Windstream's revenue and earnings declined in the first quarter, and the earnings growth outlook for the next five years is also negative.
To turn itself around, Windstream is making investments in the business.
Windstream has a weak cash position and huge debt, which is why it might have to cut its 10.70% dividend yield.
A look at major rural exchange carrier Windstream Holding's (NASDAQ:WIN) performance this year would surprise you. Windstream shares have gained almost 15%, even though the company's business is not in the best of health. For example, when Windstream released its first-quarter results this month, its revenue declined year-over-year and earnings came in way below expectations.
Why the dividend is in trouble
There might be no respite for Windstream going forward as its earnings are expected to decline at a rate of 2% for the next five years. Also, the company has seen its earnings fall at a CAGR of 21% in the last five years. The only good thing about Windstream is its eye-catching dividend yield of 10.70%, but in my opinion, the company will not be able to sustain its dividend if its earnings continue declining.
The company has a payout ratio of 303%, while its cash position is weak at just $70 million. In addition, its debt is huge at $8.78 billion. If Windstream isn't able to increase its earnings substantially, the dividend might go down. Also, Windstream's dividend liability has been increasing as a result of an increase in the share count. Looking ahead, further increases in the share count cannot be ruled out because of the company's pension plan.
Hence, there are chances that Windstream's dividend is in trouble. Moreover, if we take a look at the strategies that the company is adopting in order to grow its business, the possibility of a dividend cut increases. The company is focused on improving revenue and is taking many proactive steps to accelerate sales and strengthen its competitive position. In addition, it's investing in both the business and consumer network to drive growth opportunities and improve the customer experience.
Growth strategies will need investments
So, Windstream will need more financial flexibility to follow its growth moves in order to get back on the growth track.
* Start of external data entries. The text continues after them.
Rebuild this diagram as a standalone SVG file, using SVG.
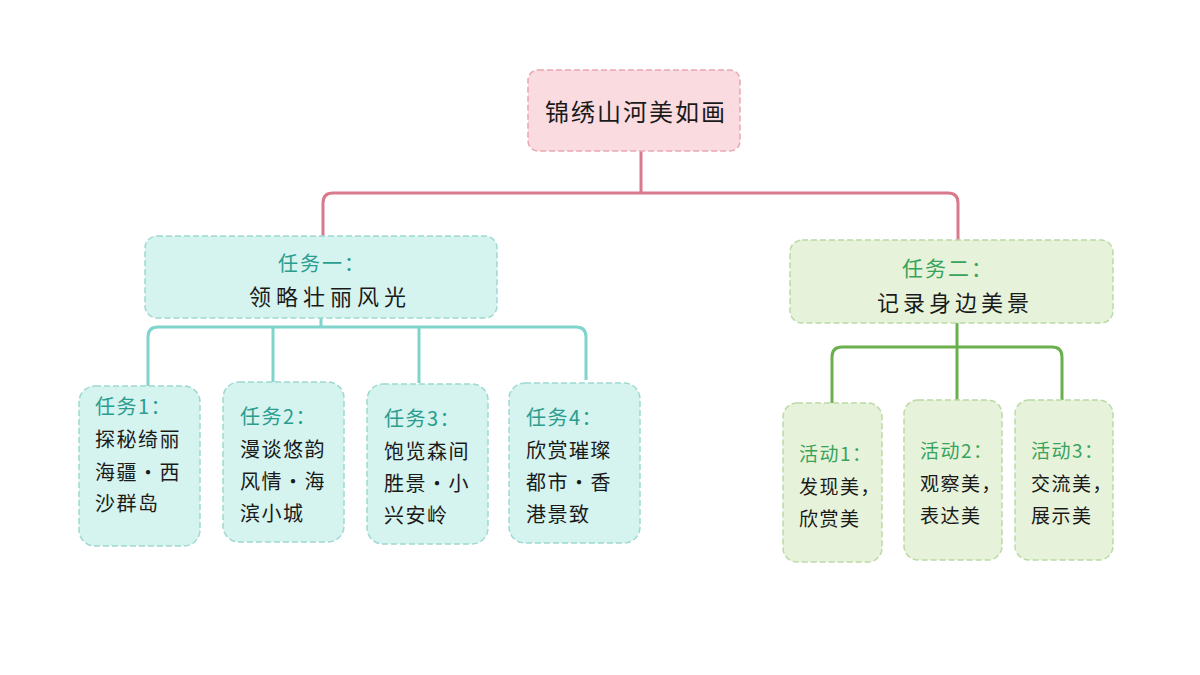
<svg xmlns="http://www.w3.org/2000/svg" width="1200" height="675" viewBox="0 0 1200 675">
<style>
text{font-family:"Noto Sans CJK SC","Liberation Sans",sans-serif;fill:#1a1a1a}
.root{fill:#fadbe0;stroke:#eaa6b1;stroke-width:1.5;stroke-dasharray:6 3}
.teal{fill:#d5f3ef;stroke:#9fd9d1;stroke-width:1.5;stroke-dasharray:6 3}
.grn{fill:#e6f2da;stroke:#bcd9a6;stroke-width:1.5;stroke-dasharray:6 3}
.lt{fill:#2a9d8f}.lg{fill:#38a35a}
.c{fill:none;stroke-width:3;stroke-linejoin:round}
.s text{letter-spacing:1.5px}
</style>
<g id="connectors">
<path class="c" stroke="#d9798c" d="M641 151V193H333Q323 193 323 203V236M641 193H948Q958 193 958 203V240"/>
<path class="c" stroke="#7fd4cc" d="M321 318V327M158 327H576Q586 327 586 337V380M158 327Q148 327 148 337V387M273 327V382M419 327V383"/>
<path class="c" stroke="#6ab04c" d="M957 323V400M842 347H1052Q1062 347 1062 357V400M842 347Q832 347 832 357V403"/>
</g>
<g id="root"><rect class="root" x="528" y="70" width="212" height="81" rx="10"/><text x="636" y="121" font-size="24" text-anchor="middle" letter-spacing="2">锦绣山河美如画</text></g>
<g id="task1"><rect class="teal" x="145" y="236" width="352" height="82" rx="12"/><text class="lt" x="322" y="271" font-size="20" text-anchor="middle" letter-spacing="2">任务一：</text><text x="330" y="305" font-size="22" text-anchor="middle" letter-spacing="5">领略壮丽风光</text></g>
<g id="task2"><rect class="grn" x="790" y="240" width="323" height="83" rx="12"/><text class="lg" x="948" y="276" font-size="21" text-anchor="middle" letter-spacing="2">任务二：</text><text x="955" y="311" font-size="22" text-anchor="middle" letter-spacing="4">记录身边美景</text></g>
<g font-size="20" class="s">
<g id="t1"><rect class="teal" x="79" y="386" width="121" height="160" rx="16"/><text class="lt" x="95" y="414">任务1：</text><text x="95" y="447">探秘绮丽</text><text x="95" y="480">海疆•西</text><text x="95" y="511">沙群岛</text></g>
<g id="t2"><rect class="teal" x="223" y="382" width="121" height="160" rx="16"/><text class="lt" x="240" y="424">任务2：</text><text x="240" y="457">漫谈悠韵</text><text x="240" y="489">风情•海</text><text x="240" y="521">滨小城</text></g>
<g id="t3"><rect class="teal" x="367" y="384" width="121" height="160" rx="16"/><text class="lt" x="384" y="426">任务3：</text><text x="384" y="459">饱览森间</text><text x="384" y="491">胜景•小</text><text x="384" y="523">兴安岭</text></g>
<g id="t4"><rect class="teal" x="509" y="383" width="131" height="160" rx="16"/><text class="lt" x="526" y="425">任务4：</text><text x="526" y="458">欣赏璀璨</text><text x="526" y="490">都市•香</text><text x="526" y="522">港景致</text></g>
<g id="a1"><rect class="grn" x="783" y="403" width="99" height="159" rx="14"/><text class="lg" x="799" y="461" font-size="19">活动1：</text><text x="799" y="494" font-size="19">发现美，</text><text x="799" y="526" font-size="19">欣赏美</text></g>
<g id="a2"><rect class="grn" x="904" y="400" width="98" height="160" rx="14"/><text class="lg" x="920" y="458" font-size="19">活动2：</text><text x="920" y="491" font-size="19">观察美，</text><text x="920" y="523" font-size="19">表达美</text></g>
<g id="a3"><rect class="grn" x="1015" y="400" width="98" height="160" rx="14"/><text class="lg" x="1031" y="458" font-size="19">活动3：</text><text x="1031" y="491" font-size="19">交流美，</text><text x="1031" y="523" font-size="19">展示美</text></g>
</g>
</svg>
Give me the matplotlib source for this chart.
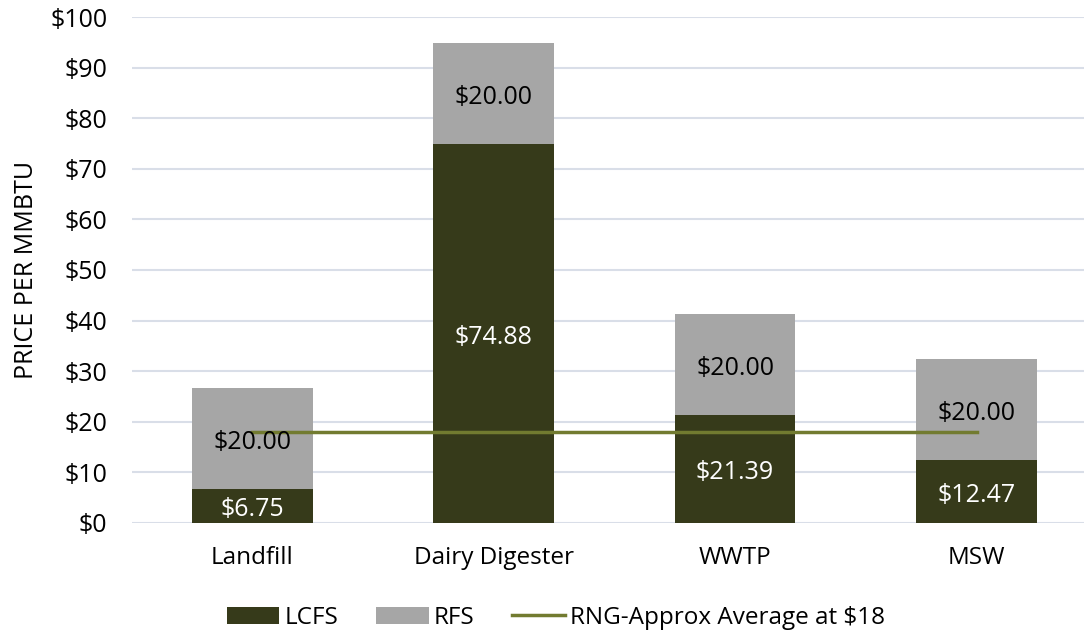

The company's management augmented its marketing program in the business channel to strengthen sales and is witnessing positive trends that are supporting its efforts to move up-market, including 3% growth in enterprise customer locations and 8% growth in average revenue per business customer.
In addition, Windstream achieved meaningful financial and operating improvements in its consumer business, supported by network investments, including broadband expansion projects under the Stimulus Program, which resulted in new sales opportunities and reduced churn.
Windstream is focused on becoming the premiere enterprise communications and services provider, with the goal of growing revenue and generating stable sustainable free cash flow. In order to achieve this goal, the company is focused on three key priorities. First, it's taking steps to accelerate revenue growth. Its efforts are centered on marketing and sales, with a focus on higher lead generation and sales conversion rates.
Management is strategically positioning Windstream in the marketplace with aggressive branding and is investing in incremental advertising. The company is also making progress on its goal to unify its enterprise systems by moving billing, provisioning, and sales management systems on to a single platform to enable its team to effectively and efficiently manage all enterprise customer activities.
It has rolled out a new streamlined business customer portal, which provides significant enhancements for its business customers and improves its efficiency with more robust sales service capabilities. Windstream has also successfully integrated its PAETEC billing system with the completion of the Legacy McLeod conversion in February. It expects to complete the next stage, including converting the remainder of PAETEC, around the end of the year.
Windstream is looking to transform its business by investing in strategic network initiatives to drive revenue growth, and enhance the reliability and performance of its network. It will also make investments to provide enhanced services that its customers need, given the continuously changing and rapidly increasing data and content needs for both businesses and consumers.
Specifically, Windstream is continuing its transition to an IP network, expanding and enhancing the broadband network, and pursuing additional growth initiatives. As a result, its business customers are seeing improvements in its advanced high-bandwidth network solutions.
Its broadband services are now available to roughly 27,000 new homes as part of the Broadband Stimulus project. Windstream plans to substantially complete the Stimulus build-out this year, reaching a total of 75,000 homes, which should provide additional opportunities for unit and revenue growth.
Hence, to achieve these goals, Windstream will eventually need to make investments, and it is doing so. The company spent $153 million in capital expenditure in the first quarter.
The dividend is the most lucrative part about an investment in Windstream. But since Windstream is suffering from declines in revenue and earnings, it is making certain investments to grow the business. Hence, as it continues to invest in its business, it will need more cash, which it doesn't have. Also, the debt is quite high, which means interest payments are also high. As such, there's a good chance that Windstream might cut its dividend going forward.
Disclosure: I have no positions in any stocks mentioned, and no plans to initiate any positions within the next 72 hours. I wrote this article myself, and it expresses my own opinions. I am not receiving compensation for it (other than from Seeking Alpha). I have no business relationship with any company whose stock is mentioned in this article.